— START OF DATA SECTION —
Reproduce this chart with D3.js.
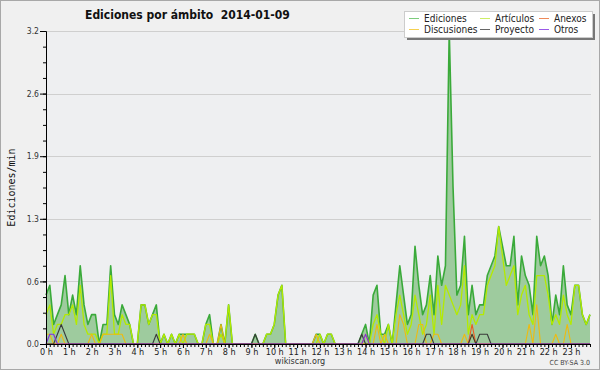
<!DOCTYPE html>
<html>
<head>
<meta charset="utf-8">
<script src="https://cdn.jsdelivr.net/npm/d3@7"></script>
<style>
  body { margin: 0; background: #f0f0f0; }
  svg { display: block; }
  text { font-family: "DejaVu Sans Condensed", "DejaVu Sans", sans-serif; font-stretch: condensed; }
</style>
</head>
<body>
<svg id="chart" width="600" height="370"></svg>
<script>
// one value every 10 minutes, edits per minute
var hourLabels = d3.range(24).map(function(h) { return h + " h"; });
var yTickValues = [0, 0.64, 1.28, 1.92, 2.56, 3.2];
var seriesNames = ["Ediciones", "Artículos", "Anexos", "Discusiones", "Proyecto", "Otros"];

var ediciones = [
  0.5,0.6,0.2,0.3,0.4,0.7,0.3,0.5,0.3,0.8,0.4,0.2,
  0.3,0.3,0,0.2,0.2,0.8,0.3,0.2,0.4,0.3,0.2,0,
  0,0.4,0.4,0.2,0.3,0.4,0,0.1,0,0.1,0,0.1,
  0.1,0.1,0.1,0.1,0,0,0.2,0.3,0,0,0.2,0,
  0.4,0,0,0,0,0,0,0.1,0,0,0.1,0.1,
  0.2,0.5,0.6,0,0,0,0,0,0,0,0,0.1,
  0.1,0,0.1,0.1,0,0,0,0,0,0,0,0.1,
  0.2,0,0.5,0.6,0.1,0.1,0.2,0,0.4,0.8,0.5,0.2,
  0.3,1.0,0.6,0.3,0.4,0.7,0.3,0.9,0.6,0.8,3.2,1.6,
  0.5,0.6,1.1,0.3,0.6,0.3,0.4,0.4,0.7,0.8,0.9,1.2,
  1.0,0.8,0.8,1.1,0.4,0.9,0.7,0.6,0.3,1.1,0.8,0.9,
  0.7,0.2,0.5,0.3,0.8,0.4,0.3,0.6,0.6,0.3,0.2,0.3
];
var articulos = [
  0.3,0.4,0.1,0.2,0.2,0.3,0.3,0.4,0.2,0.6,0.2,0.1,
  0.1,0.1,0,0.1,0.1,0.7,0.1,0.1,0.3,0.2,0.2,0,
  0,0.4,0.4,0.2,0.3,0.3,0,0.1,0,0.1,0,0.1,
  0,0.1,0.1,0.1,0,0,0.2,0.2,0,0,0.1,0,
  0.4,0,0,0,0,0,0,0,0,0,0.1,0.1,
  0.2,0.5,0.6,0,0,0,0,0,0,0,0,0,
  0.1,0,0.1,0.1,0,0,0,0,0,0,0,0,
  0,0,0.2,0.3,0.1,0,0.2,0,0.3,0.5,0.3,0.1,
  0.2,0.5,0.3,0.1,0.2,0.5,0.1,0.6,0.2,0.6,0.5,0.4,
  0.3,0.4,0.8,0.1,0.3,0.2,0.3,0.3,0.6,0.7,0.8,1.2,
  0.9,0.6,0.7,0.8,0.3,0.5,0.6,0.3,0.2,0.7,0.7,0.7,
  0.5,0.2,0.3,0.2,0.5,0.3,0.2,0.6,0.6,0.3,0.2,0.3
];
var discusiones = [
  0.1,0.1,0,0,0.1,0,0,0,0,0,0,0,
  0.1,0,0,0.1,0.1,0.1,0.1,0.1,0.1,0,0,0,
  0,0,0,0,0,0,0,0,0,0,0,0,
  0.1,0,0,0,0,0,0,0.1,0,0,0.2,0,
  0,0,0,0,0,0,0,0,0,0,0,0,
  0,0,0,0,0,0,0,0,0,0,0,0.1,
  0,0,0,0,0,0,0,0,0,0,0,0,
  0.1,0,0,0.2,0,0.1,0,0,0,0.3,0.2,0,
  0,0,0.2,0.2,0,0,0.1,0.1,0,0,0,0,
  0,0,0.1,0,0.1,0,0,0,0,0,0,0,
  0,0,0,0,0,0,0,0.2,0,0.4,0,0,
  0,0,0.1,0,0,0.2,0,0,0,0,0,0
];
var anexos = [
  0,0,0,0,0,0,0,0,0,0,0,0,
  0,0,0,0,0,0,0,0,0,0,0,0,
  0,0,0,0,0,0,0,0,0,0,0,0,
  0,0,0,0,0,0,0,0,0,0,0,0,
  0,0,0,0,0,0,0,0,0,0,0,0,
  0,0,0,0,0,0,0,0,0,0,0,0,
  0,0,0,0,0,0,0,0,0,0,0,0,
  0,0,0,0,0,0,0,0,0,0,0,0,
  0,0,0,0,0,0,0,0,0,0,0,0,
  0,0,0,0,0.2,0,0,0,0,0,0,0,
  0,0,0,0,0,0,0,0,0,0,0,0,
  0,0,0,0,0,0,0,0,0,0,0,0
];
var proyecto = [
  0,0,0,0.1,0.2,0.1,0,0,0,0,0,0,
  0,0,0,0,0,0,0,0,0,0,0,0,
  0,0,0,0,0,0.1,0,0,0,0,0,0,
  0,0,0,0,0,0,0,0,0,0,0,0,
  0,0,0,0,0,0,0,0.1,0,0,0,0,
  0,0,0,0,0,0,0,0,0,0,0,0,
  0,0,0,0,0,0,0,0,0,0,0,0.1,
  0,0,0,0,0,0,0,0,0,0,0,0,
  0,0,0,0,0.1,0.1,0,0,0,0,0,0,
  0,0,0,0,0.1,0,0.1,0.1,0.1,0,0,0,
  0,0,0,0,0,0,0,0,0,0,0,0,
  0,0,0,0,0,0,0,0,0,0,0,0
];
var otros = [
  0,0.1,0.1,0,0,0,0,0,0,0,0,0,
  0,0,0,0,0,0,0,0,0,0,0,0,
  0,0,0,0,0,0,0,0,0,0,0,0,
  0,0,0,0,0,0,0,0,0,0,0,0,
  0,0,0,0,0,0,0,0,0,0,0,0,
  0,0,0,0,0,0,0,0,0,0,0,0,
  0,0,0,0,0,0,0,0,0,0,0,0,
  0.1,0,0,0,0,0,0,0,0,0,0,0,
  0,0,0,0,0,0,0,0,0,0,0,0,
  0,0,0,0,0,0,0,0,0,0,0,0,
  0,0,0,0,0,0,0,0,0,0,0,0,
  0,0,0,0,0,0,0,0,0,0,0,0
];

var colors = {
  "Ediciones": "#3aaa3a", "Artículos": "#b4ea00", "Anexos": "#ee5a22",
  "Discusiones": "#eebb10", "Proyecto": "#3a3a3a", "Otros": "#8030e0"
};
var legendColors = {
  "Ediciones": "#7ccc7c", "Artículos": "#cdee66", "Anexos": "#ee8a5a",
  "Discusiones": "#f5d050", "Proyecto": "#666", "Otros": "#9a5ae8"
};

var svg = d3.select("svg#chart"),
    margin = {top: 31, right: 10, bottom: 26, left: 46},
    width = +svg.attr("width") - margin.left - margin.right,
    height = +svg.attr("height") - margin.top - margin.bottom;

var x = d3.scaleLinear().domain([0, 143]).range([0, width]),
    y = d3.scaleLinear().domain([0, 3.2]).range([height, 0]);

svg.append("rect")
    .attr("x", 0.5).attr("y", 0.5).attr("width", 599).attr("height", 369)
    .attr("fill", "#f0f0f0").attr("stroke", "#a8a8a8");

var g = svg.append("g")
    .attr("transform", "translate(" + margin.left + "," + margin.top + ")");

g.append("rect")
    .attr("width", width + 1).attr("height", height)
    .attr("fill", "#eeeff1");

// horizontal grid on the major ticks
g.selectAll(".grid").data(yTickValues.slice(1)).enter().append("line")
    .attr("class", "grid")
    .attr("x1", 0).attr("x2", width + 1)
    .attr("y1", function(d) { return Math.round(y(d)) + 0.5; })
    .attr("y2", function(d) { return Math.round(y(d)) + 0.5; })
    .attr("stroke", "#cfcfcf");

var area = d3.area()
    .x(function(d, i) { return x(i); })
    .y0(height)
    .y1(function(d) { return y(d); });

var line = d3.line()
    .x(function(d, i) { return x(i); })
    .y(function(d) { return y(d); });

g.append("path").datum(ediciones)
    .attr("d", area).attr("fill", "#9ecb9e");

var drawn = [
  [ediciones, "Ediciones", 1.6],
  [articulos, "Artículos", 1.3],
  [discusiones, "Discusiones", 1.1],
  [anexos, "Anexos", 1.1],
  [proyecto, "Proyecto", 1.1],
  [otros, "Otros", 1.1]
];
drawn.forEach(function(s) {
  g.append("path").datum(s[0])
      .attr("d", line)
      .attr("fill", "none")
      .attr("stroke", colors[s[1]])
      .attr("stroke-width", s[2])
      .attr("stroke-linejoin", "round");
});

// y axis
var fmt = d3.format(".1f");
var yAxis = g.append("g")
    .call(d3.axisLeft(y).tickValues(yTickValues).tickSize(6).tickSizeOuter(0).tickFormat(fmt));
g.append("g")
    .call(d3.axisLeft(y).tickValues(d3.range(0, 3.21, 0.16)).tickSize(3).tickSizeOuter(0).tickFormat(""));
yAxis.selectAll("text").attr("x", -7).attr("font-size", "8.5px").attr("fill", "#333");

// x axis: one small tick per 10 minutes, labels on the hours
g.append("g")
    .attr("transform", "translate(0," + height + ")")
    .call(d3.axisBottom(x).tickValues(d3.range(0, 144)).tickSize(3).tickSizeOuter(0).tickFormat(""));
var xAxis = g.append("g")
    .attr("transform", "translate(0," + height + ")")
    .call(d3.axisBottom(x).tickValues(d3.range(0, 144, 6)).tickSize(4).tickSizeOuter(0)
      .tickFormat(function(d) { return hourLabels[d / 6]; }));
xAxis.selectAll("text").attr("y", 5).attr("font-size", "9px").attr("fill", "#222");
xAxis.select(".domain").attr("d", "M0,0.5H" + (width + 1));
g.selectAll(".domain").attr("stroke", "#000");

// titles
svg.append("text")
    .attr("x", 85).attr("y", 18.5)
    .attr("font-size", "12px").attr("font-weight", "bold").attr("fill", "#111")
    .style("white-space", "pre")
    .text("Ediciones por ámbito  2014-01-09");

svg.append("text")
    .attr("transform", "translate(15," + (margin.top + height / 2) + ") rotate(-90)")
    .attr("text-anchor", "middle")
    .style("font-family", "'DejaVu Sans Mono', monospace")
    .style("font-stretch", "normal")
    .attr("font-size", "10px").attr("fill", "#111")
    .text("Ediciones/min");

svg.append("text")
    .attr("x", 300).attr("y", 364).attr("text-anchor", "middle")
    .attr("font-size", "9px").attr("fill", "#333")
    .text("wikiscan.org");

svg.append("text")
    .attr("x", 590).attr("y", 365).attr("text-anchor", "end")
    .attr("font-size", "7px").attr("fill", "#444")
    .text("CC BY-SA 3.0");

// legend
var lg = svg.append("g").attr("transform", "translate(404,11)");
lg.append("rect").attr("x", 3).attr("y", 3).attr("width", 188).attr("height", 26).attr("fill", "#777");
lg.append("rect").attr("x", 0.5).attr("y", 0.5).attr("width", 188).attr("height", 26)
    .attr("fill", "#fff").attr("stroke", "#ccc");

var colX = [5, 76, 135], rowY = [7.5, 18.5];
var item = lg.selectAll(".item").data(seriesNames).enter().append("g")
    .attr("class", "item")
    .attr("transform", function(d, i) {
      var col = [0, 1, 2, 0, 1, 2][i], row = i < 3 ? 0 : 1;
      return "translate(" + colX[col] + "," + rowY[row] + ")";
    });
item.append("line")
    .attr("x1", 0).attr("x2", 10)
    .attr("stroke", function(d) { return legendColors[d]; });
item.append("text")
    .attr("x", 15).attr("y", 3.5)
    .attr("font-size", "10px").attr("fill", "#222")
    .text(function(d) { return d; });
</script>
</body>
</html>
— END OF DATA SECTION —
● **DIRECTIONS**: The string "chart" may appear in lines of the listing above; tally those lines and give the number only.

● **ANSWER**: 3